WRITTEN PROBLEM: Give the listing again exactly, omitting its images.

INFORMATION SHOWN:
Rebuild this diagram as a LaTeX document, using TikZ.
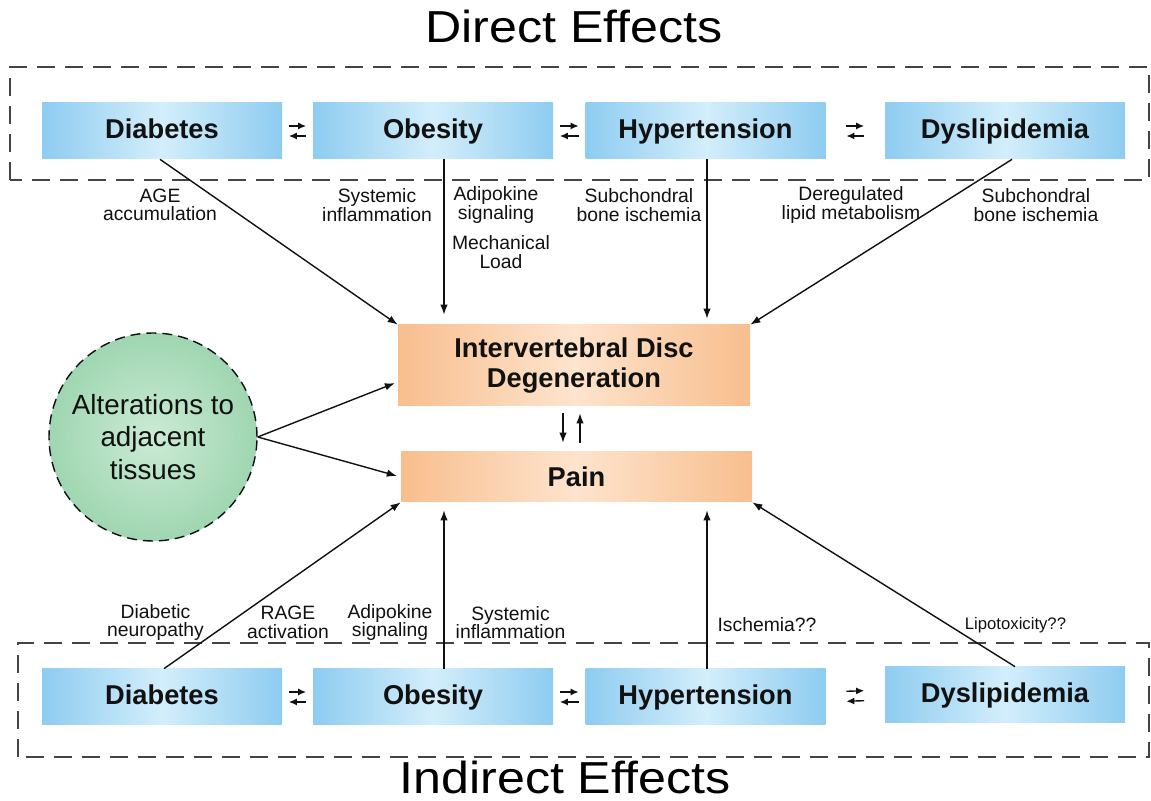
\documentclass[tikz,border=0pt]{standalone}
\usepackage{fontspec}
\setmainfont{Liberation Sans}
\usetikzlibrary{positioning,arrows.meta,calc}
\definecolor{riskBlue}{HTML}{8ECCF0}
\definecolor{riskLight}{HTML}{D3EEFB}
\definecolor{outOrange}{HTML}{F8BE8E}
\definecolor{outLight}{HTML}{FDE4CD}
\definecolor{tissueGreen}{HTML}{9FD6B1}
\definecolor{tissueLight}{HTML}{CBEBD5}
\definecolor{textDark}{HTML}{111111}
\definecolor{dashGray}{HTML}{444444}

\begin{document}
\begin{tikzpicture}[
  >=Latex,
  link/.style={-{Latex[length=2.0mm,width=1.5mm]}, line width=0.8pt, draw=textDark},
  trade/.style={-{Latex[length=1.6mm,width=1.4mm]}, line width=0.8pt, draw=textDark,
    shorten <=#1, shorten >=#1},
  effectpanel/.style={draw=dashGray, line width=0.9pt, dash pattern=on 0.36cm off 0.2cm},
  riskbox/.style={
    rectangle,
    left color=riskBlue, right color=riskBlue, middle color=riskLight,
    minimum width=4.8cm,
    minimum height=1.12cm,
    text height=11.5pt, text depth=3.5pt,
    align=center,
    font=\fontsize{15.5}{17.6}\selectfont\bfseries,
    text=textDark
  },
  outbox/.style={
    rectangle,
    left color=outOrange, right color=outOrange, middle color=outLight,
    minimum width=7.04cm,
    minimum height=1.0cm,
    align=center,
    font=\fontsize{15.5}{17.6}\selectfont\bfseries,
    text=textDark
  },
  tissue/.style={
    circle,
    draw=textDark,
    line width=0.8pt,
    dash pattern=on 0.2cm off 0.12cm,
    inner color=tissueLight, outer color=tissueGreen,
    minimum size=4.16cm,
    align=center,
    font=\fontsize{15.8}{18.5}\selectfont,
    text=textDark
  },
  note/.style={font=\fontsize{11}{10.5}\selectfont, align=center, text=textDark},
  heading/.style={font=\fontsize{25.5}{28}\selectfont, text=black,
    inner sep=0pt, xscale=1.12, transform shape}
]
  \useasboundingbox (0,0) rectangle (23.02,16.02);

  % Titles
  \node[heading, anchor=base] (direct) at (11.48,15.16) {Direct Effects};
  \node[heading, anchor=base] (indirect) at (11.3,0.15) {Indirect Effects};

  % Direct effects row
  \node[riskbox] (dia1) at (3.24,13.4) {Diabetes};
  \node[riskbox] (ob1) at (8.66,13.4) {Obesity};
  \node[riskbox] (hyp1) at (14.11,13.4) {Hypertension};
  \node[riskbox] (dys1) at (20.1,13.4) {Dyslipidemia};

  % Indirect effects row
  \node[riskbox] (dia2) at (3.24,2.08) {Diabetes};
  \node[riskbox] (ob2) at (8.66,2.08) {Obesity};
  \node[riskbox] (hyp2) at (14.11,2.08) {Hypertension};
  \node[riskbox] (dys2) at (20.1,2.12) {Dyslipidemia};

  % Outcomes
  \node[outbox, minimum height=1.62cm] (ivd) at (11.48,8.71) {Intervertebral Disc\\Degeneration};
  \node[outbox, minimum width=7.02cm] (pain) at (11.53,6.48) {Pain};
  \node[tissue] (alter) at (3.06,7.28) {Alterations to\\adjacent\\tissues};

  % Dashed panels
  \coordinate (dirSW) at (0.2,12.42);
  \coordinate (dirNE) at (22.98,14.68);
  \coordinate (indSW) at (0.36,0.88);
  \coordinate (indNE) at (22.98,3.16);
  \draw[effectpanel] (dirSW) rectangle (dirNE);
  \draw[effectpanel] (indSW) rectangle (indNE);

  % Exchanges between risk factors
  \foreach \a/\b/\s in {dia1/ob1/0.13cm, ob1/hyp1/0.13cm, hyp1/dys1/0.41cm,
                        dia2/ob2/0.13cm, ob2/hyp2/0.13cm, hyp2/dys2/0.41cm} {
    \draw[trade=\s] ([yshift=0.1cm]\a.east) -- ([yshift=0.1cm]\b.west);
    \draw[trade=\s] ([yshift=-0.1cm]\b.west) -- ([yshift=-0.1cm]\a.east);
  }

  % Direct arrows
  \coordinate (obTop) at ([xshift=0.22cm]ob1.south);
  \coordinate (hypTop) at ([xshift=0.03cm]hyp1.south);
  \draw[link] ([xshift=-0.04cm]dia1.south) -- (ivd.north west);
  \draw[link, shorten >=0.2cm] (obTop) -- (obTop |- ivd.north);
  \draw[link, shorten >=0.12cm] (hypTop) -- (hypTop |- ivd.north);
  \draw[link] ([xshift=0.14cm]dys1.south) -- (ivd.north east);

  % Indirect arrows
  \coordinate (obBot) at ([xshift=0.22cm]ob2.north);
  \coordinate (hypBot) at ([xshift=0.03cm]hyp2.north);
  \draw[link] ([xshift=0.04cm]dia2.north) -- (pain.south west);
  \draw[link, shorten >=0.16cm] (obBot) -- (obBot |- pain.south);
  \draw[link, shorten >=0.16cm] (hypBot) -- (hypBot |- pain.south);
  \draw[link] ([xshift=0.2cm]dys2.north) -- (pain.south east);

  % Degeneration and pain
  \draw[link, shorten <=0.14cm, shorten >=0.18cm] ([xshift=-0.22cm]ivd.south) -- ([xshift=-0.22cm]ivd.south |- pain.north);
  \coordinate (upFoot) at ([xshift=0.12cm]ivd.south |- pain.north);
  \draw[link, shorten <=0.18cm, shorten >=0.14cm] (upFoot) -- (upFoot |- ivd.south);
  \draw[link, shorten >=0.06cm] (alter.east) -- ([yshift=-0.33cm]ivd.west);
  \draw[link, shorten >=0.08cm] (alter.east) -- (pain.west);

  % Labels, direct
  \node[note] (lAge) at (3.2,11.92) {AGE\\accumulation};
  \node[note] (lSys1) at (7.54,11.92) {Systemic\\inflammation};
  \node[note] (lAdi1) at (9.92,11.92) {Adipokine\\signaling};
  \node[note] (lMech) at (10.02,10.98) {Mechanical\\Load};
  \node[note] (lSub1) at (12.78,11.92) {Subchondral\\bone ischemia};
  \node[note] (lLip) at (17.02,11.92) {Deregulated\\lipid metabolism};
  \node[note] (lSub2) at (20.72,11.92) {Subchondral\\bone ischemia};

  % Labels, indirect
  \node[note] (lNeu) at (3.11,3.57) {Diabetic\\neuropathy};
  \node[note] (lRage) at (5.76,3.57) {RAGE\\activation};
  \node[note] (lAdi2) at (7.8,3.57) {Adipokine\\signaling};
  \node[note] (lSys2) at (10.21,3.57) {Systemic\\inflammation};
  \node[note] (lIsch) at (15.34,3.52) {Ischemia??};
  \node[note, font=\fontsize{9.5}{10}\selectfont] (lTox) at (20.31,3.52) {Lipotoxicity??};
\end{tikzpicture}
\end{document}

OUTPUT OF THE TASK:
Rebuild this diagram as a LaTeX document, using TikZ.
\documentclass[tikz,border=0pt]{standalone}
\usepackage{fontspec}
\setmainfont{Liberation Sans}
\usetikzlibrary{positioning,arrows.meta,calc}
\definecolor{riskBlue}{HTML}{8ECCF0}
\definecolor{riskLight}{HTML}{D3EEFB}
\definecolor{outOrange}{HTML}{F8BE8E}
\definecolor{outLight}{HTML}{FDE4CD}
\definecolor{tissueGreen}{HTML}{9FD6B1}
\definecolor{tissueLight}{HTML}{CBEBD5}
\definecolor{textDark}{HTML}{111111}
\definecolor{dashGray}{HTML}{444444}

\begin{document}
\begin{tikzpicture}[
  >=Latex,
  link/.style={-{Latex[length=2.0mm,width=1.5mm]}, line width=0.8pt, draw=textDark},
  trade/.style={-{Latex[length=1.6mm,width=1.4mm]}, line width=0.8pt, draw=textDark,
    shorten <=#1, shorten >=#1},
  effectpanel/.style={draw=dashGray, line width=0.9pt, dash pattern=on 0.36cm off 0.2cm},
  riskbox/.style={
    rectangle,
    left color=riskBlue, right color=riskBlue, middle color=riskLight,
    minimum width=4.8cm,
    minimum height=1.12cm,
    text height=11.5pt, text depth=3.5pt,
    align=center,
    font=\fontsize{15.5}{17.6}\selectfont\bfseries,
    text=textDark
  },
  outbox/.style={
    rectangle,
    left color=outOrange, right color=outOrange, middle color=outLight,
    minimum width=7.04cm,
    minimum height=1.0cm,
    align=center,
    font=\fontsize{15.5}{17.6}\selectfont\bfseries,
    text=textDark
  },
  tissue/.style={
    circle,
    draw=textDark,
    line width=0.8pt,
    dash pattern=on 0.2cm off 0.12cm,
    inner color=tissueLight, outer color=tissueGreen,
    minimum size=4.16cm,
    align=center,
    font=\fontsize{15.8}{18.5}\selectfont,
    text=textDark
  },
  note/.style={font=\fontsize{11}{10.5}\selectfont, align=center, text=textDark},
  heading/.style={font=\fontsize{25.5}{28}\selectfont, text=black,
    inner sep=0pt, xscale=1.12, transform shape}
]
  \useasboundingbox (0,0) rectangle (23.02,16.02);

  % Titles
  \node[heading, anchor=base] (direct) at (11.48,15.16) {Direct Effects};
  \node[heading, anchor=base] (indirect) at (11.3,0.15) {Indirect Effects};

  % Direct effects row
  \node[riskbox] (dia1) at (3.24,13.4) {Diabetes};
  \node[riskbox] (ob1) at (8.66,13.4) {Obesity};
  \node[riskbox] (hyp1) at (14.11,13.4) {Hypertension};
  \node[riskbox] (dys1) at (20.1,13.4) {Dyslipidemia};

  % Indirect effects row
  \node[riskbox] (dia2) at (3.24,2.08) {Diabetes};
  \node[riskbox] (ob2) at (8.66,2.08) {Obesity};
  \node[riskbox] (hyp2) at (14.11,2.08) {Hypertension};
  \node[riskbox] (dys2) at (20.1,2.12) {Dyslipidemia};

  % Outcomes
  \node[outbox, minimum height=1.62cm] (ivd) at (11.48,8.71) {Intervertebral Disc\\Degeneration};
  \node[outbox, minimum width=7.02cm] (pain) at (11.53,6.48) {Pain};
  \node[tissue] (alter) at (3.06,7.28) {Alterations to\\adjacent\\tissues};

  % Dashed panels
  \coordinate (dirSW) at (0.2,12.42);
  \coordinate (dirNE) at (22.98,14.68);
  \coordinate (indSW) at (0.36,0.88);
  \coordinate (indNE) at (22.98,3.16);
  \draw[effectpanel] (dirSW) rectangle (dirNE);
  \draw[effectpanel] (indSW) rectangle (indNE);

  % Exchanges between risk factors
  \foreach \a/\b/\s in {dia1/ob1/0.13cm, ob1/hyp1/0.13cm, hyp1/dys1/0.41cm,
                        dia2/ob2/0.13cm, ob2/hyp2/0.13cm, hyp2/dys2/0.41cm} {
    \draw[trade=\s] ([yshift=0.1cm]\a.east) -- ([yshift=0.1cm]\b.west);
    \draw[trade=\s] ([yshift=-0.1cm]\b.west) -- ([yshift=-0.1cm]\a.east);
  }

  % Direct arrows
  \coordinate (obTop) at ([xshift=0.22cm]ob1.south);
  \coordinate (hypTop) at ([xshift=0.03cm]hyp1.south);
  \draw[link] ([xshift=-0.04cm]dia1.south) -- (ivd.north west);
  \draw[link, shorten >=0.2cm] (obTop) -- (obTop |- ivd.north);
  \draw[link, shorten >=0.12cm] (hypTop) -- (hypTop |- ivd.north);
  \draw[link] ([xshift=0.14cm]dys1.south) -- (ivd.north east);

  % Indirect arrows
  \coordinate (obBot) at ([xshift=0.22cm]ob2.north);
  \coordinate (hypBot) at ([xshift=0.03cm]hyp2.north);
  \draw[link] ([xshift=0.04cm]dia2.north) -- (pain.south west);
  \draw[link, shorten >=0.16cm] (obBot) -- (obBot |- pain.south);
  \draw[link, shorten >=0.16cm] (hypBot) -- (hypBot |- pain.south);
  \draw[link] ([xshift=0.2cm]dys2.north) -- (pain.south east);

  % Degeneration and pain
  \draw[link, shorten <=0.14cm, shorten >=0.18cm] ([xshift=-0.22cm]ivd.south) -- ([xshift=-0.22cm]ivd.south |- pain.north);
  \coordinate (upFoot) at ([xshift=0.12cm]ivd.south |- pain.north);
  \draw[link, shorten <=0.18cm, shorten >=0.14cm] (upFoot) -- (upFoot |- ivd.south);
  \draw[link, shorten >=0.06cm] (alter.east) -- ([yshift=-0.33cm]ivd.west);
  \draw[link, shorten >=0.08cm] (alter.east) -- (pain.west);

  % Labels, direct
  \node[note] (lAge) at (3.2,11.92) {AGE\\accumulation};
  \node[note] (lSys1) at (7.54,11.92) {Systemic\\inflammation};
  \node[note] (lAdi1) at (9.92,11.92) {Adipokine\\signaling};
  \node[note] (lMech) at (10.02,10.98) {Mechanical\\Load};
  \node[note] (lSub1) at (12.78,11.92) {Subchondral\\bone ischemia};
  \node[note] (lLip) at (17.02,11.92) {Deregulated\\lipid metabolism};
  \node[note] (lSub2) at (20.72,11.92) {Subchondral\\bone ischemia};

  % Labels, indirect
  \node[note] (lNeu) at (3.11,3.57) {Diabetic\\neuropathy};
  \node[note] (lRage) at (5.76,3.57) {RAGE\\activation};
  \node[note] (lAdi2) at (7.8,3.57) {Adipokine\\signaling};
  \node[note] (lSys2) at (10.21,3.57) {Systemic\\inflammation};
  \node[note] (lIsch) at (15.34,3.52) {Ischemia??};
  \node[note, font=\fontsize{9.5}{10}\selectfont] (lTox) at (20.31,3.52) {Lipotoxicity??};
\end{tikzpicture}
\end{document}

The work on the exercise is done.